I guess the main culprit for my self doubt is... Marriage, or the lack there of ;) Ive always been willing to accept the guys imperfections, but didn't realize I wasn't expecting him to accept mine. I had this unrealistic thought I had to be perfect before meeting my ore.

Thankfully I was able to recognize that day that when I get married, I'm going to marry someone just as imperfect as I am. The only perspective I'll need when that happens is... is he willing to work with me through my faults, as I work with him through his? So we can overcome our human natures and become more like Christ and be perfected in Him together. 

It was an intense learning day, and there was more!

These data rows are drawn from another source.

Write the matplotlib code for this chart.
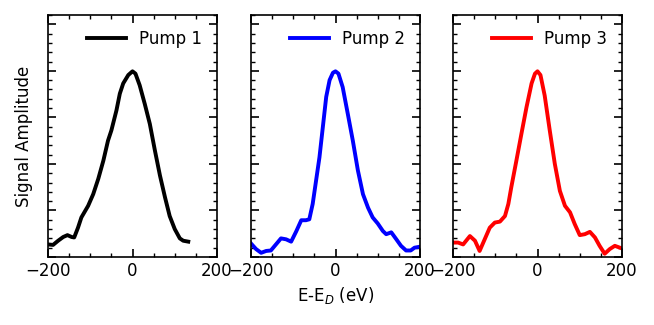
import matplotlib.pyplot as plt
from matplotlib.ticker import MultipleLocator

# Pump 1
x1 = [-200, -188, -176, -164, -154, -144, -138, -129, -121, -105, -93, -81, -69, -58, -50, -38, -30, -22, -10, 0,
      7, 17, 29, 41, 53, 65, 77, 88, 100, 112, 120, 132]
y1 = [0.27, 0.26, 0.35, 0.43, 0.47, 0.43, 0.42, 0.63, 0.85, 1.10, 1.35, 1.68, 2.07, 2.50, 2.72, 3.15, 3.51, 3.73, 3.91, 3.99,
      3.94, 3.69, 3.29, 2.86, 2.29, 1.75, 1.28, 0.88, 0.60, 0.40, 0.35, 0.33]

# Pump 2
x2 = [-200, -188, -176, -164, -153, -141, -129, -117, -105, -93, -81, -70, -62, -54, -46, -38, -30, -22, -14, -6, 0,
      7, 17, 29, 41, 53, 65, 77, 88, 100, 112, 120, 132, 144, 155, 167, 178, 187, 199]
y2 = [0.29, 0.17, 0.09, 0.13, 0.14, 0.27, 0.40, 0.38, 0.33, 0.55, 0.79, 0.79, 0.81, 1.14, 1.64, 2.14, 2.79, 3.44, 3.80, 3.96, 3.99,
      3.94, 3.65, 3.08, 2.50, 1.86, 1.35, 1.06, 0.85, 0.72, 0.56, 0.49, 0.53, 0.38, 0.24, 0.14, 0.14, 0.20, 0.22]

# Pump 3
x3 = [-200, -188, -176, -160, -148, -137, -125, -113, -101, -89, -77, -69, -62, -50, -38, -26, -14, -6, 0,
      7, 17, 29, 41, 53, 65, 77, 88, 100, 112, 124, 136, 147, 159, 171, 183, 195]
y3 = [0.31, 0.31, 0.27, 0.45, 0.35, 0.13, 0.38, 0.63, 0.74, 0.76, 0.88, 1.14, 1.50, 2.07, 2.65, 3.22, 3.73, 3.94, 3.99,
      3.91, 3.47, 2.72, 2.00, 1.42, 1.10, 0.96, 0.71, 0.47, 0.49, 0.54, 0.42, 0.24, 0.07, 0.17, 0.24, 0.20]

series = [(x1, y1, "black", "Pump 1"), (x2, y2, "blue", "Pump 2"), (x3, y3, "red", "Pump 3")]

fig = plt.figure(figsize=(6.54, 3.25), dpi=100)
lefts = [48 / 654, 251 / 654, 453 / 654]
axes = []
for left, (x, y, c, lab) in zip(lefts, series):
    ax = fig.add_axes([left, 1 - 257 / 325, 169 / 654, 242 / 325])
    ax.plot(x, y, color=c, lw=2.8, label=lab, solid_joinstyle="round")
    ax.set_xlim(-200, 200)
    ax.set_ylim(0, 5.2)
    ax.xaxis.set_major_locator(MultipleLocator(200))
    ax.xaxis.set_minor_locator(MultipleLocator(50))
    ax.yaxis.set_major_locator(MultipleLocator(1))
    ax.yaxis.set_minor_locator(MultipleLocator(0.2))
    ax.tick_params(which="both", direction="in", top=True, right=True, labelleft=False, labelsize=12)
    ax.tick_params(which="major", length=6, width=1.2)
    ax.tick_params(which="minor", length=3, width=1)
    for s in ax.spines.values():
        s.set_linewidth(1.2)
    ax.legend(loc="upper right", frameon=False, fontsize=12, handlelength=2.3, handletextpad=0.8)
    axes.append(ax)

axes[0].set_ylabel("Signal Amplitude", fontsize=12, labelpad=11)
axes[1].set_xlabel("E-E$_D$ (eV)", fontsize=12)

plt.savefig("out.png", dpi=100)
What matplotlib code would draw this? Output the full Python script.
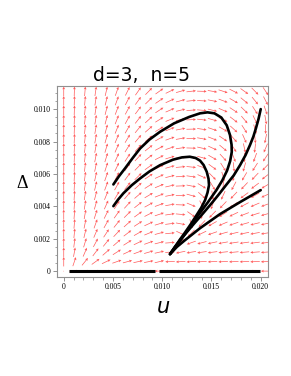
import numpy as np
import matplotlib
matplotlib.use("Agg")
import matplotlib.pyplot as plt
from matplotlib.ticker import MultipleLocator, FixedLocator

# trajectories (u, Delta), in units of 0.001
traj_a_u = [5.04, 5.6, 6.22, 7.0, 7.75, 8.7, 9.78, 11.2, 12.75, 13.84, 14.6, 15.3, 16.0, 16.55, 16.88,
            17.04, 17.06, 16.9, 16.58, 16.1, 15.5, 14.65, 13.9, 13.23, 12.5, 11.91, 11.3, 10.79]
traj_a_d = [5.35, 5.85, 6.34, 6.98, 7.57, 8.12, 8.60, 9.12, 9.52, 9.74, 9.80, 9.74, 9.48, 9.0, 8.40,
            7.8, 7.36, 6.8, 6.2, 5.6, 5.0, 4.26, 3.65, 3.1, 2.45, 1.95, 1.47, 1.05]
traj_b_u = [5.04, 5.5, 6.05, 6.9, 7.75, 8.7, 9.78, 11.1, 12.0, 12.8, 13.4, 13.84, 14.2, 14.52, 14.7,
            14.75, 14.6, 14.35, 13.95, 13.43, 12.9, 12.31, 11.8, 11.3, 10.79]
traj_b_d = [4.01, 4.4, 4.80, 5.3, 5.72, 6.15, 6.54, 6.88, 7.02, 7.06, 6.98, 6.82, 6.55, 6.13, 5.7,
            5.31, 4.85, 4.38, 3.9, 3.4, 2.9, 2.38, 1.95, 1.5, 1.05]
traj_c_u = [20.0, 19.78, 19.52, 19.25, 18.91, 18.45, 17.90, 17.25, 16.48, 15.7, 14.95, 14.15, 13.33,
            12.6, 11.91, 11.3, 10.79]
traj_c_d = [10.0, 9.4, 8.83, 8.3, 7.78, 7.15, 6.54, 5.9, 5.31, 4.7, 4.14, 3.57, 3.0, 2.48, 1.98, 1.5, 1.05]
traj_e_u = [20.0, 17.90, 15.87, 13.84, 12.31, 11.5, 10.79]
traj_e_d = [5.0, 4.26, 3.52, 2.65, 1.91, 1.5, 1.05]
axis_segs_u = [(0.57, 9.27), (9.68, 19.93)]

# direction field grid
grid_u = np.linspace(0, 20.5, 20)
grid_d = np.linspace(0, 11.1, 20)
u_star, d_star, u_saddle = 10.79, 1.05, 9.47


def field(x, y):
    s = d_star / (u_star - u_saddle)
    fx = x * (x + 5) / 15 * (y - d_star - s * (x - u_star))
    fy = y * (u_star + 0.3 * (y - d_star) - x)
    return fx, fy


fig = plt.figure(figsize=(2.91, 3.76), dpi=100)
ax = fig.add_axes([0.196, 0.263, 0.725, 0.508])

U, D = np.meshgrid(grid_u, grid_d)
fx, fy = field(U, D)
# direction on screen (x: 9.85 px per unit, y: 16.2 px per unit)
px = fx * 9.85
py = fy * 16.2
n = np.hypot(px, py)
n[n == 0] = 1
ax.quiver(U / 1000, D / 1000, px / n, py / n, angles='uv', scale_units='dots', scale=1 / 9.5,
          pivot='mid', color='#ff5a5a', width=0.7, units='dots',
          headwidth=4, headlength=4, headaxislength=3.5, zorder=1)

for tu, td in [(traj_a_u, traj_a_d), (traj_b_u, traj_b_d), (traj_c_u, traj_c_d), (traj_e_u, traj_e_d)]:
    ax.plot(np.array(tu) / 1000, np.array(td) / 1000, color='black', lw=1.9,
            solid_capstyle='round', solid_joinstyle='round', zorder=3)
for a, b in axis_segs_u:
    ax.plot([a / 1000, b / 1000], [0, 0], color='black', lw=2.2, solid_capstyle='butt', zorder=3)

ax.set_xlim(-0.00068, 0.02074)
ax.set_ylim(-0.00037, 0.01142)

ax.xaxis.set_major_locator(FixedLocator([0, 0.005, 0.010, 0.015, 0.020]))
ax.set_xticklabels(['0', '0.005', '0.010', '0.015', '0.020'])
ax.yaxis.set_major_locator(FixedLocator([0, 0.002, 0.004, 0.006, 0.008, 0.010]))
ax.set_yticklabels(['0', '0.002', '0.004', '0.006', '0.008', '0.010'])
ax.xaxis.set_minor_locator(MultipleLocator(0.001))
ax.yaxis.set_minor_locator(MultipleLocator(0.0005))
for lab in ax.get_xticklabels() + ax.get_yticklabels():
    lab.set_family('Liberation Serif')
    lab.set_fontsize(5.5)
ax.tick_params(which='major', length=3, width=0.6, color='#808080', pad=1.5)
ax.tick_params(which='minor', length=1.8, width=0.5, color='#808080')
for sp in ax.spines.values():
    sp.set_color('#909090')
    sp.set_linewidth(0.8)

fig.text(0.486, 0.80, 'd=3,  n=5', ha='center', va='center', fontsize=13.5, family='DejaVu Sans')
fig.text(0.56, 0.183, 'u', ha='center', va='center', fontsize=15, style='italic', family='DejaVu Sans')
fig.text(0.075, 0.513, '\u0394', ha='center', va='center', fontsize=13, family='Liberation Serif')

fig.savefig('out.png', dpi=100)
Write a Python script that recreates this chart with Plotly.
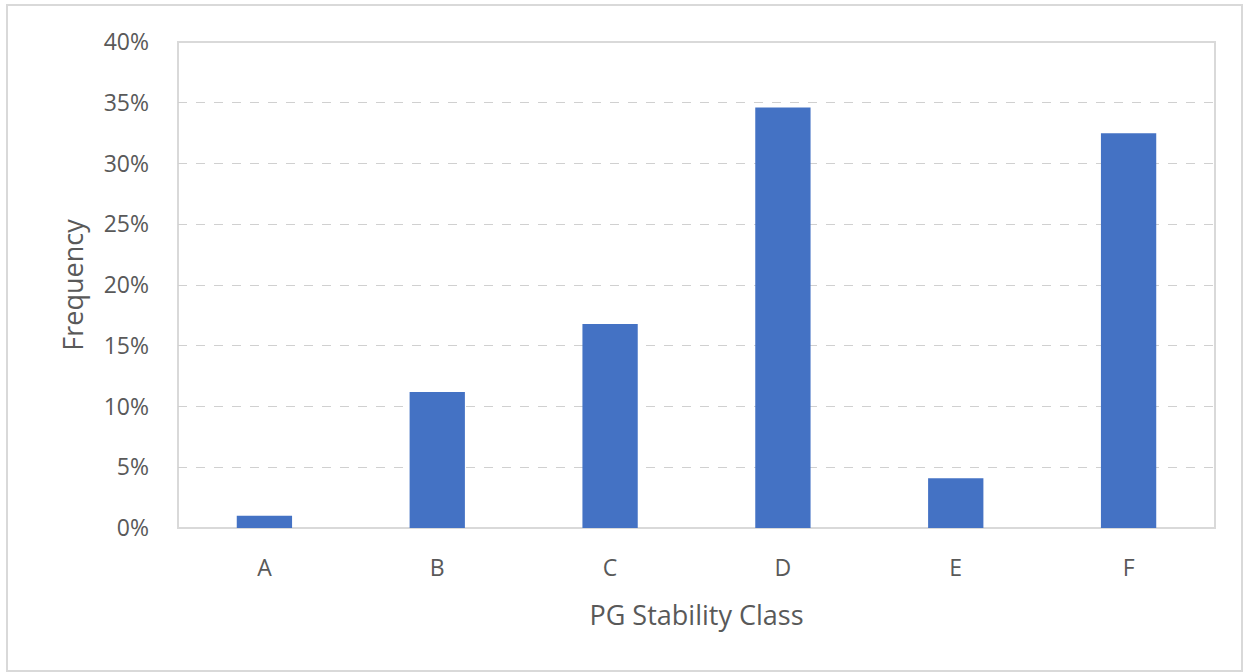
import plotly.graph_objects as go

# Pasquill-Gifford stability class frequency distribution
classes = ["A", "B", "C", "D", "E", "F"]
frequency = [0.010, 0.112, 0.168, 0.346, 0.041, 0.325]
y_ticks = [0, 0.05, 0.10, 0.15, 0.20, 0.25, 0.30, 0.35, 0.40]
y_tick_labels = ["0%", "5%", "10%", "15%", "20%", "25%", "30%", "35%", "40%"]

W, H = 1249, 672
ML, MR, MT, MB = 178, 34, 42, 144
pw, ph = W - ML - MR, H - MT - MB

font_family = "Open Sans, Noto Sans, sans-serif"
text_color = "#595959"

fig = go.Figure(
    go.Bar(
        x=classes,
        y=frequency,
        marker=dict(color="#4472C4", line=dict(width=0)),
        hoverinfo="x+y",
    )
)

# outer chart-area frame, expressed relative to the plotting area
def px_x(v):
    return (v - ML) / pw

def px_y(v):
    return 1 - (v - MT) / ph

fig.add_shape(
    type="rect", xref="paper", yref="paper",
    x0=px_x(7), x1=px_x(1242), y0=px_y(5), y1=px_y(671),
    line=dict(color="#D9D9D9", width=2), fillcolor="rgba(0,0,0,0)", layer="below",
)

# plot-area frame
fig.add_shape(
    type="rect", xref="paper", yref="paper",
    x0=0, x1=1, y0=0, y1=1,
    line=dict(color="#D9D9D9", width=2), fillcolor="rgba(0,0,0,0)", layer="below",
)

fig.update_layout(
    width=W, height=H,
    margin=dict(l=ML, r=MR, t=MT, b=MB),
    paper_bgcolor="white",
    plot_bgcolor="white",
    bargap=0.68,
    showlegend=False,
    font=dict(family=font_family, color=text_color, size=23),
    xaxis=dict(
        title=dict(text="PG Stability Class", font=dict(size=27, color=text_color), standoff=24),
        tickfont=dict(size=23, color=text_color),
        showgrid=False, showline=False, zeroline=False,
        ticks="", ticklabelstandoff=24,
    ),
    yaxis=dict(
        title=dict(text="Frequency", font=dict(size=27, color=text_color), standoff=12),
        range=[0, 0.40],
        tickvals=y_ticks, ticktext=y_tick_labels,
        tickfont=dict(size=23, color=text_color),
        showgrid=True, gridcolor="#D0D0D0", griddash="dash", gridwidth=1,
        zeroline=False, showline=False, ticks="", ticklabelstandoff=28,
    ),
)

fig.write_html("out.html")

Later on in the day a sweet confirmation of the truth came of the importance of seeing our imperfections while I was reading the Book of Mormon, the scripture is Christ speaking and says:

"And if men come unto me I will show unto them their weakness. I give unto men weakness that they may be humble; and my grace is sufficient for all men that humble themselves before me; for if they humble themselves before me, and have faith in me, then will I make weak things become strong unto them" (Book of Mormon, Ether 12:27).

WE ARE SHOWN OUR WEAKNESSES WHEN WE COME UNTO CHRIST SO WE CAN BECOME HUMBLE AND FULLY RELY ON HIS GRACE! THROUGH CHRIST OUR WEAKNESSES CAN BECOME STRENGTHS. 

What a blessing. 

This was the truth I needed to learn, it's ok I have my weaknesses and WHAT A BLESSING it is to see/know them; knowing my weaknesses means I am coming to Christ who is the only one who is able to judge those weaknesses, because it is He who carried them all. He is the only way it's possible for me to be better and overcome those weaknesses. 

I dare say I hope for the rest of my life I see my imperfections, its not easy, fun, or comfortable to see our weaknesses/imperfections, but seeing them will mean I'm heading the right direction, towards Christ, and I want that.